Niagara Gazette — ALBANY — Gov. Andrew Cuomo established a powerful investigative body Tuesday to examine public corruption, including potential wrongdoing by legislators in campaign fundraising, in an attempt to address what's seen as a widespread problem in New York government.
Cuomo, announcing the panel at the Capitol, was joined by Attorney General Eric Schneiderman, who said he'll deputize the commission members. That gives them broad authority to investigate any branch of state government and refer misconduct cases for prosecution. They will also recommend changes in the law and ethics rules, he said.
Cuomo announced his intention two weeks ago after abandoning efforts to get reforms through the legislature. That followed federal bribery and embezzlement charges filed against several state lawmakers this year. Similar commissions ordered by governors over decades have resulted in lengthy corruption probes and arrests.
"They'll follow the money and go where the commission determines to go," Cuomo said. It's no legislative witch hunt, he said, noting the federal cases show there are real problems, but adding that he expects the investigation to vindicate 99 percent of elected officials who are good people.
The committee was established by executive order under both New York's anti-corruption Moreland Act and the state's Executive Law. It has subpoena power and will investigate the influence of campaign contributions on state government and compliance with election and lobbying laws. Its preliminary report is due by Dec. 1, with a final report expected by the end of next year.

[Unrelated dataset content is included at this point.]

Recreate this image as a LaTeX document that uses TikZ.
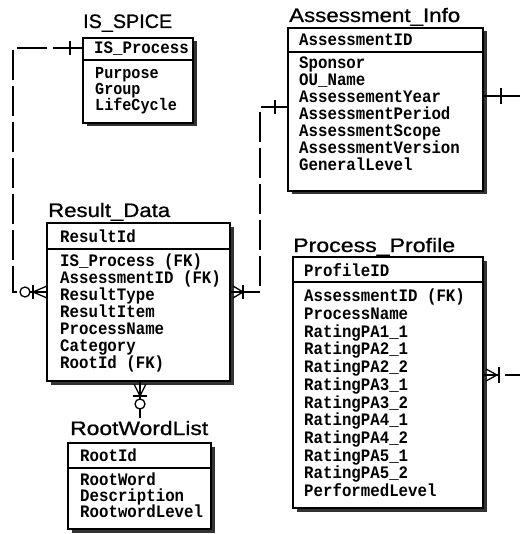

"The corruption that now is perceived by the public to be rampant in state government undermines the ability of every part of the state government to function. It has to be addressed comprehensively," Schneiderman said. "In New York state, we have a voting system that sometimes seems to be set up to make it as hard for people to vote as possible. We have an election law and regulations and enforcement of election law and regulations that sometimes seems like a welcome wagon for pay-to-play schemes."